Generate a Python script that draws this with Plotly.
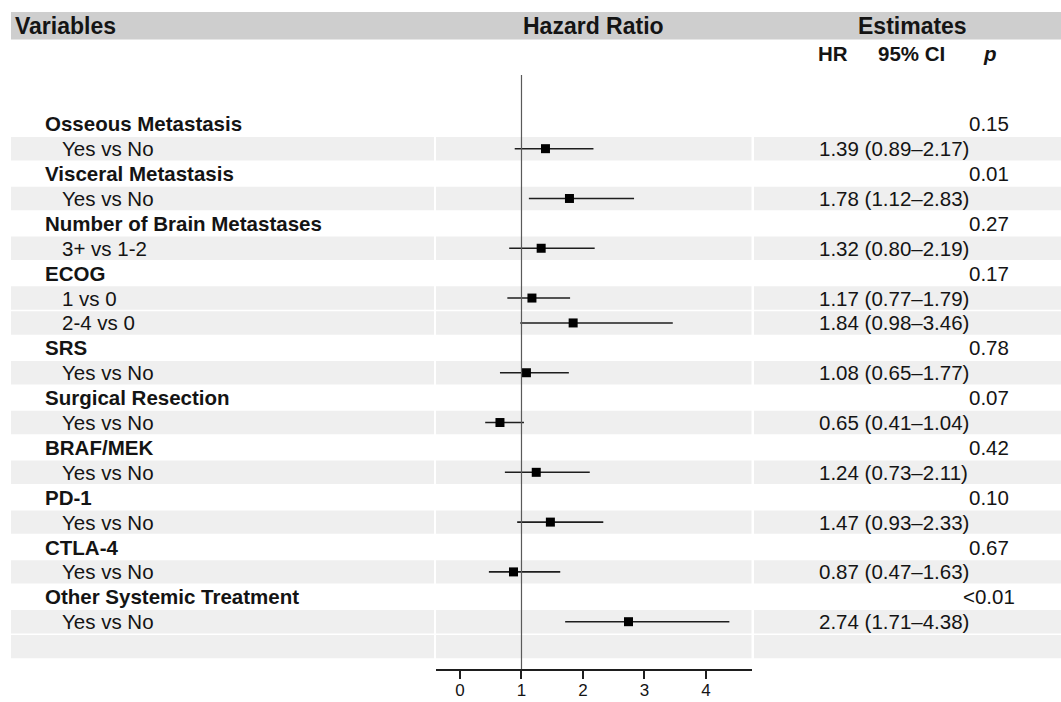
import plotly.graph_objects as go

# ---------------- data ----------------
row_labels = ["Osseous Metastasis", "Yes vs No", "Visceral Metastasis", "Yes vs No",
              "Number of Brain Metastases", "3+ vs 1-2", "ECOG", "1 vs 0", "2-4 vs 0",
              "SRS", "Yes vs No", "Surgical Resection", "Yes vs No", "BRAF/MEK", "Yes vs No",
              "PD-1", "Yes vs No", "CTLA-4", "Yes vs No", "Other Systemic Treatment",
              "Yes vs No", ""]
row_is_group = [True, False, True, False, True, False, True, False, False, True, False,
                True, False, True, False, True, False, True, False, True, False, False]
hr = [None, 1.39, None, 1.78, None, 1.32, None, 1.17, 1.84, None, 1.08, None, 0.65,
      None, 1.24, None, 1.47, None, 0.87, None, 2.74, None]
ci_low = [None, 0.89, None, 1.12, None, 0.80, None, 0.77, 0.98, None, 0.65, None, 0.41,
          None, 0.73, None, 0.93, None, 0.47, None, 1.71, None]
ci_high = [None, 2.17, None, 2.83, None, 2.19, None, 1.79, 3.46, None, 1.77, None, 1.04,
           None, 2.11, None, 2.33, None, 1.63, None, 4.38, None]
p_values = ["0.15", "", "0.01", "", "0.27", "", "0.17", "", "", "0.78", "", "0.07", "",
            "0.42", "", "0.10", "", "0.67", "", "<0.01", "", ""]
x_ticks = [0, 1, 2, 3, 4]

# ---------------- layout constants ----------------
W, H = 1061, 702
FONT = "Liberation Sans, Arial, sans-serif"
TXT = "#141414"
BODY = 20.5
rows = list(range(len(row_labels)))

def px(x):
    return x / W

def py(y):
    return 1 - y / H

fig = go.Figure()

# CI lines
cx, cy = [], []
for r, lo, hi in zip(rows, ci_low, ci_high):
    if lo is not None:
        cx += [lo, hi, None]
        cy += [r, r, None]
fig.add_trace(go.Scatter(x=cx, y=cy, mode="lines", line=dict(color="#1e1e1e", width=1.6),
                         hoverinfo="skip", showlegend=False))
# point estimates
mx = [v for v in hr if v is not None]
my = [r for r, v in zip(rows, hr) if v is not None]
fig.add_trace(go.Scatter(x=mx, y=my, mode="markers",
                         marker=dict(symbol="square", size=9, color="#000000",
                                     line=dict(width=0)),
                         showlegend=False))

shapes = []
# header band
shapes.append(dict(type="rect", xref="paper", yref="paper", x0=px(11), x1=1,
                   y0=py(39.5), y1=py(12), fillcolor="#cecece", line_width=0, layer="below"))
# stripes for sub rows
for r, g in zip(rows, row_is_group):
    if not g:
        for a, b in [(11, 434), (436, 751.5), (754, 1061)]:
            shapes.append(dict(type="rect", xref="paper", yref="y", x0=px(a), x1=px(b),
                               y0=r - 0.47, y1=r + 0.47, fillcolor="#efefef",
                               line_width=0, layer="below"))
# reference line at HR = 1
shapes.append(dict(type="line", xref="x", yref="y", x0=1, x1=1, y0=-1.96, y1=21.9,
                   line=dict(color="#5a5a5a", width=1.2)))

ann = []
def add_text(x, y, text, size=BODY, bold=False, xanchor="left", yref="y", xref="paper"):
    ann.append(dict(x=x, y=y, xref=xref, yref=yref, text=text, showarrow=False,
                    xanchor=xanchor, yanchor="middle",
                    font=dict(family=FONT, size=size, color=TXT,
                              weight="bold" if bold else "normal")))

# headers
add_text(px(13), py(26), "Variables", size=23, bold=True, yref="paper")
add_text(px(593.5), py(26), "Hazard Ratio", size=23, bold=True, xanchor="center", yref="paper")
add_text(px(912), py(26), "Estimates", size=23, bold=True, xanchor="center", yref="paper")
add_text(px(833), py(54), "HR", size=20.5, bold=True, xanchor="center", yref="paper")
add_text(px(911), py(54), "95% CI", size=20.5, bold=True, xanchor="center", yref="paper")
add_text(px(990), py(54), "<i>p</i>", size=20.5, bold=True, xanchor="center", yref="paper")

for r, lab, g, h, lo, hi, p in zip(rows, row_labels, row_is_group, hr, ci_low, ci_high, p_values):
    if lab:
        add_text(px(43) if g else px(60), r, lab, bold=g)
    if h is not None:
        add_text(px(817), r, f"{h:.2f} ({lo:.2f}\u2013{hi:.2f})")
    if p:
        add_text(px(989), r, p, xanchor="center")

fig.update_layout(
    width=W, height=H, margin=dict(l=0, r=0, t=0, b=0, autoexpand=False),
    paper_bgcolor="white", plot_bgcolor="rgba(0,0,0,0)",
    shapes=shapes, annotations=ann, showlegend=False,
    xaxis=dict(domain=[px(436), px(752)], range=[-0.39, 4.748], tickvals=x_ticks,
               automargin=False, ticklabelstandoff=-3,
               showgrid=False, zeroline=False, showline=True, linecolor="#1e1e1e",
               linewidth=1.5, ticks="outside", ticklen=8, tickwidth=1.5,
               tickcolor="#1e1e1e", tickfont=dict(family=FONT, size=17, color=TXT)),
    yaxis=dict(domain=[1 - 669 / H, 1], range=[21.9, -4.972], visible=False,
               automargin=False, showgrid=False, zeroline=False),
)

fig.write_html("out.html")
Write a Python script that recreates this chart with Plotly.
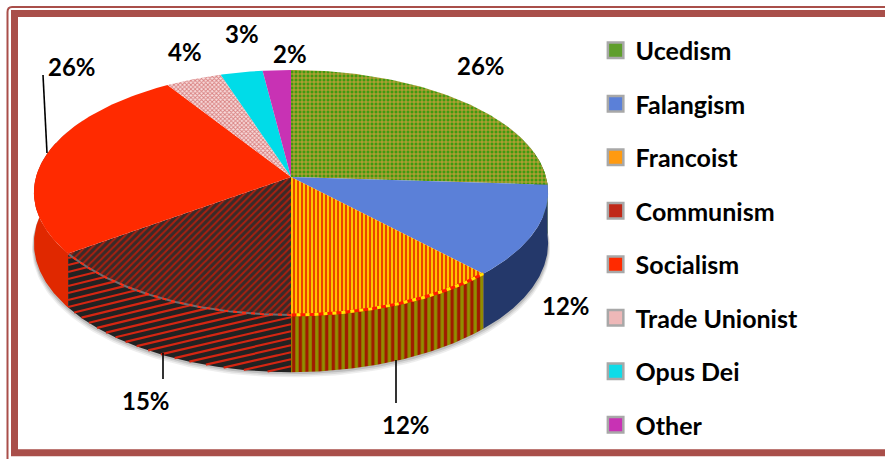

-------

Reproduce each line from the records that contains the word "Python".

**Result of the exercise**
Generate a Python script that draws this with Plotly.
Write a Python script that recreates this chart with Plotly.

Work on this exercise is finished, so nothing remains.